Very fun in a narcissistic sort of way, but once you’re done ego-surfing I imagine it will also be a useful tool. Hopefully most researchers are already aware of the important papers in their areas of interest, but maybe you can discover some apparently highly-cited work right next to yours that you hadn’t known about. Or, even better, some less-cited work that maybe deserves more attention. Certainly it could be useful to people trying to dive into fields in which they are not yet experts. There are also options to look for recent papers, trending work, and more. Of course there is a blog.

Congratulations to Damien George and Rob Knegjens for such an interesting project. I wonder if they will write a paper about it and post it to arxiv?

This entry was posted in arxiv, Science. Bookmark the permalink.

12 Responses to A Map of the Research Literature

  1. Thanks Sean for the compliments and the very clear article. You managed to hit spot on exactly what Paperscape is all about and why it has the structure it does. One extra thing: brightness of colour represents age of the paper, but this doesn’t come across so well. Note the Higgs papers are brightest in yellow (yellow being hep-ex). We are going to implement a heat map overlay which shows age more clearly, and is very useful for identifying trending areas of research.

    The version released in March is actually a bit different to the map (see my.paperscape.org), so you didn’t actually miss this map version. It was released only this past week.

    Rob and I are still actively developing the map and are very interested to hear suggestions from the community as to its potential long term usefulness.

  2. Meh says:

    THANK YOU Damien George and Rob Knegjens. Something that can finally help me answer the question, “so what do you do with a degree in _____ ?” A lot of my peers are going to love this for the reasons you mention. It will definitely help us out when we attempt to write our senior thesis(or any paper). I imagine a lot of the veterans in the field will also enjoy the ease of use and the freedom to peruse unpopular topics without the fear of colleagues giving them a weird look; inspiration strikes in strange places.

    Now, to keep it classy: Looks like Spergel has the biggest pair… 😀
    (and) ‘it’s like twitter for your future overlords’.

  3. John Duffield says:

    Great work Damien and Rob. Nice blog Sean, love that droll humour.

    So, who’s the brightest star in the firmament then? And wow, can you imagine a time lapse picture!?

  4. I wonder how hard it would be to apply this to PubMed.

  5. Ali says:

    I named this map : continent of physics!

  6. What I find so amazing is that all of those papers represent bits of a puzzle of human thought attempting to unpack the mechanics of God.

  7. Joseph Mastropaolo says:

    Can you tell me which two galaxies are the same?

  8. Pingback: A Map of the arxiv Physics Literature. | Gordon's shares

  9. I can see an elephant in the Map of Research Literature. Its blue head is in (hep-th) the trunk below (gr-gc) (Sic) and upper foreleg is at (math-ph).

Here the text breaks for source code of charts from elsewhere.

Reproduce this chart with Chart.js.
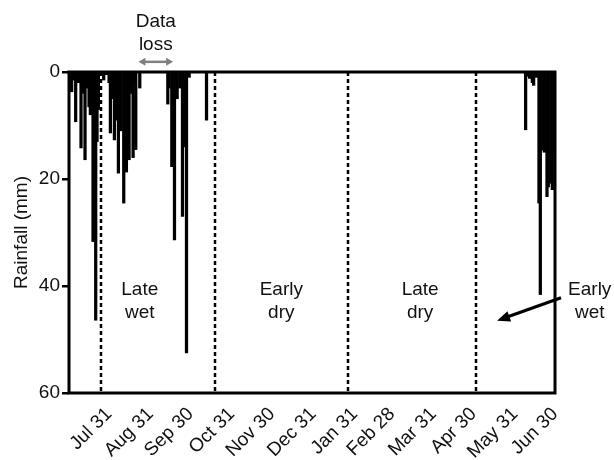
<!DOCTYPE html>
<html>
<head>
<meta charset="utf-8">
<script src="https://cdn.jsdelivr.net/npm/chart.js@4.4.1/dist/chart.umd.min.js"></script>
<style>
  html, body { margin: 0; padding: 0; background: #fff; }
</style>
</head>
<body>
<canvas id="rainChart" width="614" height="460"></canvas>
<script>
// days are counted from Jul 1 (day 0) to Jun 30 (day 364)
const rainDays = [1, 2, 4, 5, 7, 9, 10, 12, 13, 15, 16, 17, 18, 19, 20, 21, 22, 26, 28, 30,
    31, 33, 34, 35, 37, 38, 39, 41, 42, 43, 45, 46, 48, 49, 50, 53,
    74, 75, 77, 79, 81, 83, 85, 86, 88, 90, 103,
    342, 343, 345, 347, 348, 350, 352, 353, 355, 356, 358, 359, 361, 362, 363];
const rainMm = [2, 3.7, 1.5, 9.3, 2, 14.2, 4, 16.4, 3, 6.5, 8, 7, 31.7, 12, 46.4, 13, 7, 1.5, 0.5, 2,
    11.4, 5, 12.7, 9, 18.9, 7, 11, 24.5, 14, 18.7, 16.4, 4, 16, 2, 14.5, 3,
    6, 3, 17.7, 31.4, 5, 3, 27, 14, 52.5, 1, 9,
    10.8, 0.8, 1.2, 2, 2.5, 1, 24.5, 41.6, 14.6, 15, 23.3, 21.5, 20.8, 22, 15];

const tickDays = [30, 61, 91, 122, 152, 183, 214, 242, 273, 303, 334, 364];
const tickLabels = ['Jul 31', 'Aug 31', 'Sep 30', 'Oct 31', 'Nov 30', 'Dec 31',
    'Jan 31', 'Feb 28', 'Mar 31', 'Apr 30', 'May 31', 'Jun 30'];
const yTicks = [0, 20, 40, 60];

// season boundaries (dashed lines) and season names
const seasonBounds = [24, 109, 209, 305];
const seasonNames = [['Late', 'wet'], ['Early', 'dry'], ['Late', 'dry'], ['Early', 'wet']];
const dataLossDays = [52, 78];

const FONT = '"Liberation Sans", Arial, sans-serif';
const INK = '#111';

function drawHead(ctx, x1, y1, x2, y2, len, wid) {
    const a = Math.atan2(y2 - y1, x2 - x1);
    ctx.beginPath();
    ctx.moveTo(x2, y2);
    ctx.lineTo(x2 - len * Math.cos(a) + wid / 2 * Math.sin(a), y2 - len * Math.sin(a) - wid / 2 * Math.cos(a));
    ctx.lineTo(x2 - len * Math.cos(a) - wid / 2 * Math.sin(a), y2 - len * Math.sin(a) + wid / 2 * Math.cos(a));
    ctx.closePath();
    ctx.fill();
}

const decorPlugin = {
    id: 'rainDecor',
    afterDatasetsDraw(chart) {
        const ctx = chart.ctx;
        const area = chart.chartArea;
        const xs = chart.scales.x;
        ctx.save();
        // season dividers
        ctx.strokeStyle = '#000';
        ctx.lineWidth = 2.5;
        ctx.setLineDash([4, 3]);
        seasonBounds.forEach(d => {
            const px = Math.round(xs.getPixelForValue(d));
            ctx.beginPath();
            ctx.moveTo(px, area.top);
            ctx.lineTo(px, area.bottom);
            ctx.stroke();
        });
        ctx.setLineDash([]);
        // frame
        ctx.lineWidth = 3;
        ctx.strokeRect(area.left, area.top, area.right - area.left, area.bottom - area.top);
        ctx.restore();
    },
    afterDraw(chart) {
        const ctx = chart.ctx;
        const xs = chart.scales.x;
        const ys = chart.scales.y;
        ctx.save();
        ctx.font = '19px ' + FONT;
        ctx.fillStyle = INK;
        ctx.textAlign = 'center';
        ctx.textBaseline = 'alphabetic';

        // season labels
        const labelDays = [53, 159, 263, 390];
        seasonNames.forEach((lines, i) => {
            const px = xs.getPixelForValue(labelDays[i]);
            ctx.fillText(lines[0], px, ys.getPixelForValue(41.6));
            ctx.fillText(lines[1], px, ys.getPixelForValue(45.9));
        });

        // arrow for Early wet
        const ax1 = xs.getPixelForValue(368.5), ay1 = ys.getPixelForValue(42.2);
        const ax2 = xs.getPixelForValue(320.6), ay2 = ys.getPixelForValue(46.5);
        ctx.strokeStyle = '#000';
        ctx.fillStyle = '#000';
        ctx.lineWidth = 3;
        ctx.beginPath();
        ctx.moveTo(ax1, ay1);
        ctx.lineTo(ax2 + 8, ay2 - 3);
        ctx.stroke();
        drawHead(ctx, ax1, ay1, ax2, ay2, 13, 11);

        // data loss marker
        ctx.fillStyle = INK;
        const lx1 = xs.getPixelForValue(dataLossDays[0]);
        const lx2 = xs.getPixelForValue(dataLossDays[1]);
        const mid = (lx1 + lx2) / 2;
        ctx.fillText('Data', mid, ys.getPixelForValue(-8.4));
        ctx.fillText('loss', mid, ys.getPixelForValue(-4.1));
        const ly = ys.getPixelForValue(-1.9);
        ctx.strokeStyle = '#808080';
        ctx.fillStyle = '#808080';
        ctx.lineWidth = 2.5;
        ctx.beginPath();
        ctx.moveTo(lx1 + 5, ly);
        ctx.lineTo(lx2 - 5, ly);
        ctx.stroke();
        drawHead(ctx, lx2, ly, lx1, ly, 7, 8);
        drawHead(ctx, lx1, ly, lx2, ly, 7, 8);
        ctx.restore();
    }
};

const ctx = document.getElementById('rainChart').getContext('2d');
new Chart(ctx, {
    type: 'bar',
    data: {
        datasets: [{
            label: 'Rainfall',
            data: rainDays.map((d, i) => ({ x: d, y: rainMm[i] })),
            backgroundColor: '#000',
            borderWidth: 0,
            barThickness: 2.6
        }]
    },
    options: {
        responsive: false,
        animation: false,
        layout: { padding: { left: 0, right: 59, top: 72, bottom: 0 } },
        plugins: {
            legend: { display: false },
            tooltip: { enabled: false }
        },
        scales: {
            x: {
                type: 'linear',
                offset: false,
                min: 0,
                max: 364,
                grid: { display: false },
                border: { display: false },
                afterBuildTicks: (scale) => {
                    scale.ticks = tickDays.map(v => ({ value: v }));
                },
                afterFit: (scale) => { scale.height = 67; },
                ticks: {
                    autoSkip: false,
                    minRotation: 45,
                    maxRotation: 45,
                    padding: 2,
                    color: INK,
                    font: { family: FONT, size: 19 },
                    callback: (value, index) => tickLabels[index]
                }
            },
            y: {
                reverse: true,
                min: 0,
                max: 60,
                afterBuildTicks: (scale) => {
                    scale.ticks = yTicks.map(v => ({ value: v }));
                },
                afterFit: (scale) => { scale.width = 69; },
                grid: {
                    drawOnChartArea: false,
                    drawTicks: true,
                    tickLength: 7,
                    lineWidth: 2.5,
                    color: '#000'
                },
                border: { display: false },
                ticks: {
                    padding: 2,
                    color: INK,
                    font: { family: FONT, size: 19 }
                },
                title: {
                    display: true,
                    text: 'Rainfall (mm)',
                    color: INK,
                    font: { family: FONT, size: 19 },
                    padding: { top: 10, bottom: 0 }
                }
            }
        }
    },
    plugins: [decorPlugin]
});
</script>
</body>
</html>
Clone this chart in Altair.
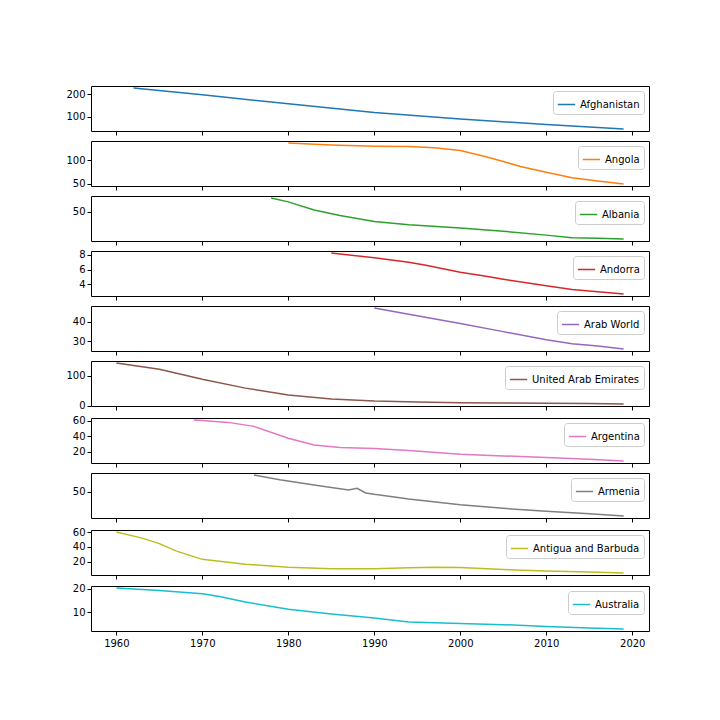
import altair as alt
import pandas as pd

countries = ["Afghanistan", "Angola", "Albania", "Andorra", "Arab World",
             "United Arab Emirates", "Argentina", "Armenia", "Antigua and Barbuda", "Australia"]
colors = ["#1f77b4", "#ff7f0e", "#2ca02c", "#d62728", "#9467bd",
          "#8c564b", "#e377c2", "#7f7f7f", "#bcbd22", "#17becf"]

# Infant mortality rate (per 1,000 live births)
afg_years = [1962, 1970, 1980, 1990, 2000, 2010, 2019]
afg_vals = [228, 198, 158, 120, 91, 66.6, 47]

ago_years = [1980, 1985, 1990, 1994, 1997, 2000, 2003, 2005, 2007, 2010, 2013, 2016, 2019]
ago_vals = [136, 132.1, 129.3, 128.6, 125.9, 120.4, 107.2, 97.0, 86.6, 74.2, 62.5, 55.6, 49.6]

alb_years = [1978, 1980, 1983, 1986, 1990, 1994, 2000, 2005, 2010, 2013, 2016, 2019]
alb_vals = [70.5, 64.7, 52.3, 44.0, 35.0, 30.1, 25.1, 20.2, 14.3, 10.3, 9.4, 8.5]

and_years = [1985, 1990, 1994, 1996, 2000, 2003, 2005, 2010, 2013, 2016, 2019]
and_vals = [8.25, 7.6, 7.0, 6.6, 5.65, 5.1, 4.7, 3.8, 3.3, 3.0, 2.7]

arb_years = [1990, 1994, 2000, 2005, 2010, 2013, 2016, 2019]
arb_vals = [47, 43.8, 39.1, 34.9, 30.7, 28.7, 27.5, 26]

are_years = [1960, 1965, 1970, 1975, 1980, 1985, 1990, 1995, 2000, 2005, 2010, 2015, 2019]
are_vals = [142, 121.4, 88.5, 58.9, 35.9, 22.8, 16.1, 12.9, 10.7, 9.6, 8.5, 7.6, 6.5]

arg_years = [1969, 1970, 1973, 1976, 1980, 1983, 1986, 1990, 1994, 2000, 2005, 2010, 2015, 2019]
arg_vals = [61, 60.5, 58.0, 52.9, 37.7, 29.1, 25.7, 24.4, 21.8, 17.1, 15.0, 12.8, 10.6, 8.5]

arm_years = [1976, 1979, 1983, 1987, 1988, 1989, 1990, 1994, 2000, 2005, 2010, 2015, 2019]
arm_vals = [77.3, 69.8, 61.2, 53.1, 55.8, 48.3, 46, 38.4, 29.3, 23.3, 18.5, 14.7, 11]

atg_years = [1960, 1963, 1965, 1967, 1970, 1975, 1980, 1985, 1990, 1994, 1997, 2000, 2005, 2010, 2015, 2019]
atg_vals = [60, 51.8, 44.4, 34.3, 23.3, 16.7, 12.8, 10.6, 10.6, 11.9, 12.8, 12.3, 9.7, 7.5, 6.2, 5.0]

aus_years = [1960, 1965, 1970, 1972, 1975, 1980, 1985, 1990, 1994, 2000, 2005, 2010, 2015, 2019]
aus_vals = [20.2, 19.2, 17.8, 16.7, 14.4, 11.3, 9.4, 7.7, 6.0, 5.4, 4.9, 4.1, 3.5, 3.1]

series = [(afg_years, afg_vals), (ago_years, ago_vals), (alb_years, alb_vals),
          (and_years, and_vals), (arb_years, arb_vals), (are_years, are_vals),
          (arg_years, arg_vals), (arm_years, arm_vals), (atg_years, atg_vals),
          (aus_years, aus_vals)]

x_ticks = [1960, 1970, 1980, 1990, 2000, 2010, 2020]
x_min, x_max = 1960, 2019
x_pad = (x_max - x_min) * 0.05

panels = []
n = len(countries)
for i, (name, col, (yrs, vals)) in enumerate(zip(countries, colors, series)):
    df = pd.DataFrame({"year": yrs, "value": vals, "country": name})
    lo, hi = min(vals), max(vals)
    pad = (hi - lo) * 0.05
    last = i == n - 1
    chart = alt.Chart(df).mark_line(strokeWidth=1.5).encode(
        x=alt.X("year:Q",
                scale=alt.Scale(domain=[x_min - x_pad, x_max + x_pad], nice=False, zero=False),
                axis=alt.Axis(values=x_ticks, format="d", title=None, labels=last,
                              tickSize=4, domain=False, grid=False, labelPadding=3)),
        y=alt.Y("value:Q",
                scale=alt.Scale(domain=[lo - pad, hi + pad], nice=False, zero=False),
                axis=alt.Axis(title=None, tickCount=2, tickSize=4, domain=False, grid=False,
                              labelPadding=2, minExtent=28, maxExtent=28, format="d")),
        color=alt.Color("country:N",
                        scale=alt.Scale(domain=[name], range=[col]),
                        legend=alt.Legend(title=None, orient="top-right", offset=5,
                                          symbolType="stroke", symbolStrokeWidth=1.5,
                                          symbolSize=300, labelFontSize=10,
                                          fillColor="white", strokeColor="#cccccc",
                                          cornerRadius=3, padding=4)),
    ).properties(width=558, height=45)
    panels.append(chart)

chart = alt.vconcat(*panels, spacing=3).resolve_scale(
    color="independent"
).resolve_legend(
    color="independent"
).properties(
    padding={"left": 62, "top": 84, "right": 10, "bottom": 10},
    background="white",
).configure_view(
    stroke="black", strokeWidth=1
).configure_axis(
    labelFont="DejaVu Sans", labelFontSize=10, labelColor="black",
    tickColor="black"
).configure_legend(
    labelFont="DejaVu Sans", labelColor="black"
)

chart.save("out.html", embed_options={"renderer": "svg", "actions": False})
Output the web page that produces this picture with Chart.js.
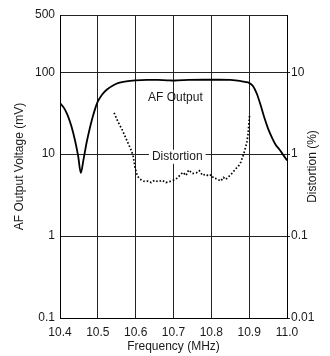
<!DOCTYPE html>
<html>
<head>
<meta charset="utf-8">
<script src="https://cdn.jsdelivr.net/npm/chart.js"></script>
<style>
  body { margin: 0; background: #fff; }
  canvas { display: block; }
</style>
</head>
<body>
<canvas id="chart" width="330" height="356"></canvas>
<script>
// axis ticks
const xTicks = [10.4, 10.5, 10.6, 10.7, 10.8, 10.9, 11.0];
const leftTicks = [0.1, 1, 10, 100, 500];
const rightTicks = [0.01, 0.1, 1, 10];

// AF output (mV), left axis
const afFreq = [10.4, 10.41, 10.42, 10.43, 10.44, 10.448, 10.455, 10.462, 10.47, 10.478, 10.486, 10.493, 10.5,
  10.512, 10.525, 10.54, 10.555, 10.575, 10.6, 10.63, 10.66, 10.69, 10.7, 10.71, 10.74, 10.78, 10.82, 10.85,
  10.875, 10.89, 10.9, 10.91, 10.92, 10.93, 10.94, 10.95, 10.96, 10.97, 10.98, 10.99, 11.0];
const afVals = [42, 37, 30, 22, 14.5, 9.5, 5.9, 8.5, 13.6, 20, 28, 36, 44,
  54, 62, 69, 74, 77.5, 79.5, 80.5, 80.5, 79.5, 79, 79.5, 80.5, 81, 81, 80.5,
  78.5, 76, 74, 68, 55, 40, 28, 20.5, 16, 13, 11.4, 9.8, 8.4];

// Distortion (%), right axis
const distFreq = [10.543, 10.553, 10.564, 10.572, 10.58, 10.587, 10.593, 10.598, 10.604, 10.61, 10.617, 10.625, 10.633,
  10.641, 10.65, 10.66, 10.67, 10.68, 10.688, 10.696, 10.703, 10.71, 10.718, 10.725, 10.733, 10.74, 10.75, 10.76,
  10.768, 10.777, 10.785, 10.793, 10.8, 10.806, 10.815, 10.825, 10.832, 10.838, 10.845, 10.85, 10.857, 10.864,
  10.872, 10.878, 10.886, 10.894, 10.897, 10.9, 10.901];
const distVals = [3.2, 2.5, 2.0, 1.65, 1.36, 1.15, 0.97, 0.7, 0.55, 0.5, 0.48, 0.46, 0.47,
  0.45, 0.48, 0.46, 0.48, 0.45, 0.46, 0.47, 0.49, 0.51, 0.56, 0.6, 0.55, 0.64, 0.58, 0.59,
  0.63, 0.55, 0.57, 0.54, 0.56, 0.51, 0.5, 0.47, 0.52, 0.49, 0.53, 0.55, 0.6, 0.66,
  0.72, 0.8, 1.02, 1.4, 1.75, 2.6, 3.0];

const FONT = "'Liberation Sans', Arial, Helvetica, sans-serif";
const INK = '#1a1a1a';
Chart.defaults.font.family = FONT;
Chart.defaults.font.size = 12;
Chart.defaults.color = INK;

// in-plot curve labels + right axis title (reads bottom to top like the left one)
const curveLabels = {
  id: 'curveLabels',
  afterDatasetsDraw(chart) {
    const { ctx, scales, chartArea } = chart;
    ctx.save();
    ctx.font = '12px ' + FONT;
    ctx.fillStyle = INK;
    ctx.textAlign = 'center';
    ctx.textBaseline = 'middle';
    // AF Output
    ctx.fillText('AF Output', scales.x.getPixelForValue(10.705), scales.y.getPixelForValue(49));
    // Distortion (box masks the grid line)
    const dx = scales.x.getPixelForValue(10.71);
    const dy = scales.y2.getPixelForValue(0.93);
    const w = ctx.measureText('Distortion').width;
    ctx.fillStyle = '#fff';
    ctx.fillRect(dx - w / 2 - 3, dy - 7, w + 6, 14);
    ctx.fillStyle = INK;
    ctx.fillText('Distortion', dx, dy);
    // right title
    ctx.translate(313, (chartArea.top + chartArea.bottom) / 2);
    ctx.rotate(-Math.PI / 2);
    ctx.fillText('Distortion (%)', 0, 0);
    ctx.restore();
  }
};

new Chart(document.getElementById('chart'), {
  type: 'line',
  data: {
    datasets: [
      {
        label: 'AF Output',
        data: afFreq.map((f, i) => ({ x: f, y: afVals[i] })),
        yAxisID: 'y',
        borderColor: '#000',
        borderWidth: 1.8,
        pointRadius: 0,
        cubicInterpolationMode: 'monotone',
        fill: false
      },
      {
        label: 'Distortion',
        data: distFreq.map((f, i) => ({ x: f, y: distVals[i] })),
        yAxisID: 'y2',
        borderColor: '#000',
        borderWidth: 1.7,
        borderDash: [1.6, 2.0],
        pointRadius: 0,
        tension: 0,
        fill: false
      }
    ]
  },
  options: {
    responsive: false,
    animation: false,
    layout: { padding: { top: 15, left: 0, right: 0, bottom: 0 } },
    plugins: { legend: { display: false }, tooltip: { enabled: false } },
    scales: {
      x: {
        type: 'linear',
        min: 10.4,
        max: 11.0,
        afterBuildTicks: s => { s.ticks = xTicks.map(v => ({ value: v })); },
        afterFit: s => { s.height = 38; },
        ticks: { padding: 7, callback: v => Number(v).toFixed(1) },
        grid: { color: '#222', lineWidth: 1, drawTicks: false },
        border: { color: '#000', width: 1 },
        title: { display: true, text: 'Frequency (MHz)', padding: { top: 0, bottom: 2 } }
      },
      y: {
        type: 'logarithmic',
        position: 'left',
        min: 0.1,
        max: 500,
        afterBuildTicks: s => { s.ticks = leftTicks.map(v => ({ value: v })); },
        afterFit: s => { s.width = 60; },
        ticks: { padding: 5, callback: v => String(v) },
        grid: { color: '#222', lineWidth: 1, drawTicks: false },
        border: { color: '#000', width: 1 },
        title: { display: true, text: 'AF Output Voltage (mV)', padding: { top: 12, bottom: 0 } }
      },
      y2: {
        type: 'logarithmic',
        position: 'right',
        min: 0.01,
        max: 50,
        afterBuildTicks: s => { s.ticks = rightTicks.map(v => ({ value: v })); },
        afterFit: s => { s.width = 43; },
        ticks: { padding: 1, callback: v => String(v) },
        grid: { drawOnChartArea: false, color: '#222', tickLength: 3 },
        border: { color: '#000', width: 1 },
        title: { display: false }
      }
    }
  },
  plugins: [curveLabels]
});
</script>
</body>
</html>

  10. Tienzen (Jeh-Tween) Gong says:

    @Damien George

    A truly wonderful job.

    Now, LHC has ruled out a big chunk of SUSY theories. Can we search “still viable SUSY” or “LHC ruled out SUSY”? I tried but get no result.

  11. Rob Knegjens says:

    Thanks a lot for your very well written blog post Sean! It has generated a lot of traffic for us over the last week:)

    As you suggest a search query in your blog, let me note that it’s now possible to link to a paperscape search query by appending /?s=your_query to the Paperscape address (with a bit of manual url encoding for now: ‘?’ -> %3F, spaces -> ‘+’ ). So the query “?a s.m.carroll” can be linked to with http://paperscape.org/?s=%3Fa+s.m.carroll, giving Sean Carroll.

    Let me also note that we just finished implementing a heatmap colouring scheme for the map. It should now be easier to identify “hot” regions of recent activity and young papers that are picking up citations quickly.

  12. Sean Carroll says:

    Happy to provide some publicity — congrats on the great site!